At the start of the business, our focus was building shooting gear. It’s what we knew best. Dad and I were both accomplished with a shotgun and spent our weekends at the skeet and trap range across the bay from Marin. Not just to shoot, but to listen, observe, and test the products we were developing. Plus it was fun as hell. Our car served as a storefront. We called it our mobile field office, and we packed it full with shotguns, shells of all gauges, and the gear we were making.

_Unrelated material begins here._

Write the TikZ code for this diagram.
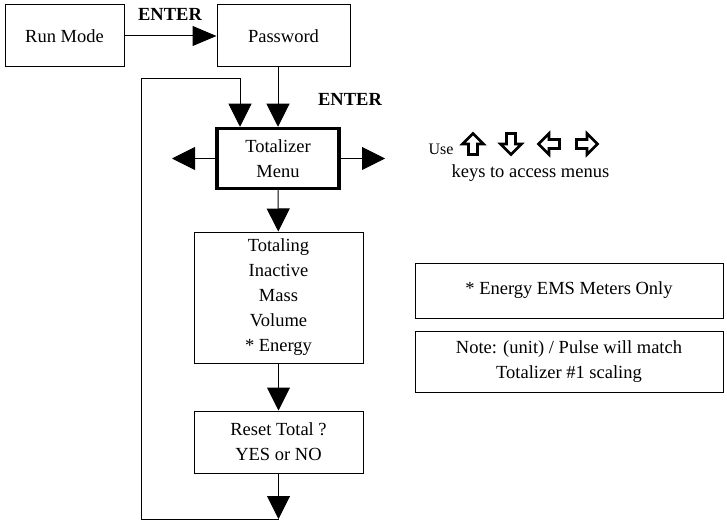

We showed up gunned up. Ten shotguns minimum, ranging from a 34" single-barrel LC Smith to my personal favorite, a side-by Abbiatico & Salvinelli .410, hand-engraved by Galeazzi himself. My dad loved to shoot a gold-inlaid Remington 1100—a 12 gauge he’d used to help him win the California State Skeet Championship in 1964. In all the years we shot together, I never saw him miss with that gun. We would show up to the range early, and stay all day long. Most days we shot a twenty box case. Apiece.
Word got around. Our gear held up because it was built by people who used it. We weren’t guessing. We were field-testing.
That reputation led us to open gun stores all over the west. Our biggest account by far was Orvis in San Francisco. The store manager in San Francisco introduced me to Rick Wendland, the manager at the Orvis store in Houston Texas. I sent Rick a few samples. He called back saying, “Hey man, love your stuff. Come out, show me everything you’ve got—and let’s shoot some sporting clays.”
I said, “Sporting what?”
He laughed, explained the basics, the history of how the sport originated and invited me to Houston to shoot at Highland Bend Shooting School in Fulshear, Texas—a former Orvis-owned sporting clays course turned public, run by Jay Herbert.
Rick told me to bring as many guns as I could carry. In those days you could check a bag with a take down gun in your suit case, wrap it in foam, and have no problems with security. I brought 5 guns: the LC Smith for something called “ZZ’s”, the 1100, an 870 pump 410, the Abbiatico, and my Perazzi four-barrel set. We met at the Orvis store that Saturday morning, then drove out to the course. The course, and sport, was so new and then unknown, that all day long it was just me and Rick. That day, simply put, was like heroin. We shot it all: rabbit clays, minis, midis, stick birds. And of course, ZZs. Which is a story unto itself. By the end of the day, I was completely hooked.
That trip was a turning point. I came home knowing that Sporting Clays would be the shooting sport that would transform organized target shooting, and our business. I had a clear vision for what our products needed to become. We started designing gear for sporting clays: field-tested, durable, and purpose-built for the unique needs of the the new breed of clay shooter.
From then on, we weren’t just outfitting skeet and trap shooters—we were supporting the fastest-growing sport in the shooting world. I shot wherever there was a clays course. Throughout California and the East Coast. I was named to board of United States Sporting Clays Association. We spent the coming years refining gear for people who take their shooting seriously, and wanted to use gear that was sophisticated, but not showy. Gear that looked like it was gifted thru the generations by ancestors that cared.
The Highland Bend series is a product of that evolution, and honors the impact that course had on the sport and our business.
Crafted with knowledge earned through competition, conversation, and time on the course. From shell pouches, gun cases and range bags, everything is built from a shooter’s perspective.